I believe that micro-vax machines shipped up until about y2k, and that they used VAX floating point (not IEEE).

Whether or not that is "modern" is debatable.

https://en.wikipedia.org/wiki/Pentium_FDIV_bug was discovered in '94. It is more likely to qualify as "modern". It used IEEE format, but got wrong answers for some operands. Perhaps "some wrong answers" means "not IEEE?"

I don't know which math functions are considered deterministic by sqlite. I'm sure that the value returned by sin(pi()*1e100) is wrong, in some sense (in part because the value returned by pi() is not exact). I don't know if it is consistent across machines.

(8.1) By Keith Medcalf (kmedcalf) on 2022-03-01 20:20:39 edited from 8.0 in reply to 7 [link] [source]

I'm sure that the value returned by sin(pi()*1e100) is wrong

Of course it is. There are only tau (2*pi) radians in a circle, so an angle of 1e100*pi is pretty wild. My slide rule gets the correct answer because I know that sin(1e100*pi()) is the same as sin(2*pi()) and therefore the "correct" answer is easily computable.

However, I doubt that the argument of trignometric functions is "scaled" to reasonableness (it is not part of the specfication), and even if it were, you are dealling with binary floating point approximations here, not symbolic mathematics.

(9) By JayKreibich (jkreibich) on 2022-03-01 21:38:07 in reply to 7 [link] [source]

I believe that micro-vax machines shipped up until about y2k, and that they used VAX floating point (not IEEE).

I meant designed or introduced in the last 30 years, not "was available for sale." 30 years might be close to forever in this business, but architectures last even longer.

IMHO, that's still pretty impressive, given that the IEEE 754 standard is less than 40 years old. It was embraced very quickly.

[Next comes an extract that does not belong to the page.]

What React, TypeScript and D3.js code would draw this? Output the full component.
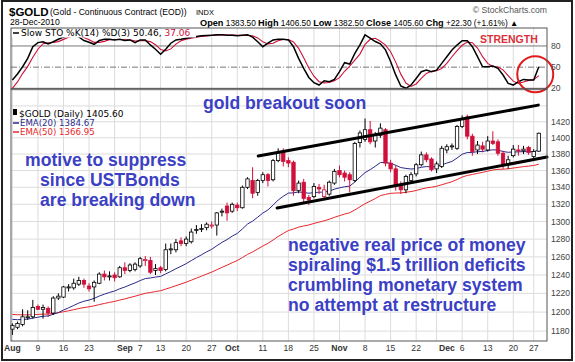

Perhaps "some wrong answers" means "not IEEE?"

No, it means there was a bug. The design intent was stated and specific. Most implementations are not to-the-letter compliant-- often intentionally so, in a desire to trade edge-cases for speed. The Pentium issue was just particularly bad because it wasn't exactly an edge-case, and it wasn't intentional.

Besides, the way I read it, the context of this conversation was focused on the cross-platform aspects of the data storage format, not the nuances of the calculations themselves. Given that most FPUs have a number of mode flags, many of which make the FPU non-compliant, that turns into a big ball of mud pretty quickly. While there are aspects of computing where those differences are very relevant, if you want to go down that path, you must also deal with the fact that there are three major revisions of the IEEE-754 standard (1985, 2008, 2019), and many sub-modes within the standard. It gets very complex very quickly. And at the end of the day, it likely doesn't matter, since SQLite doesn't have code or the ability to perform such calculations unless you link an external math or function library.

In terms of the original question, the core answer is that SQLite completely depends on the underlying hardware for data manipulation, conversion, and calculations when it comes to floating-point data values, their format, and their storage-- but that's OK, because basically "all" hardware is some flavor of IEEE 754.

(4) By David Jones (vman59) on 2022-02-28 22:46:56 in reply to 2 [link] [source]

There's nothing stopping a compiler and associated run-time from implementing IEEE754 doubles in software, which I believe was done for some low end CPU's. SQLite can just assume the results are correct IEEE numbers.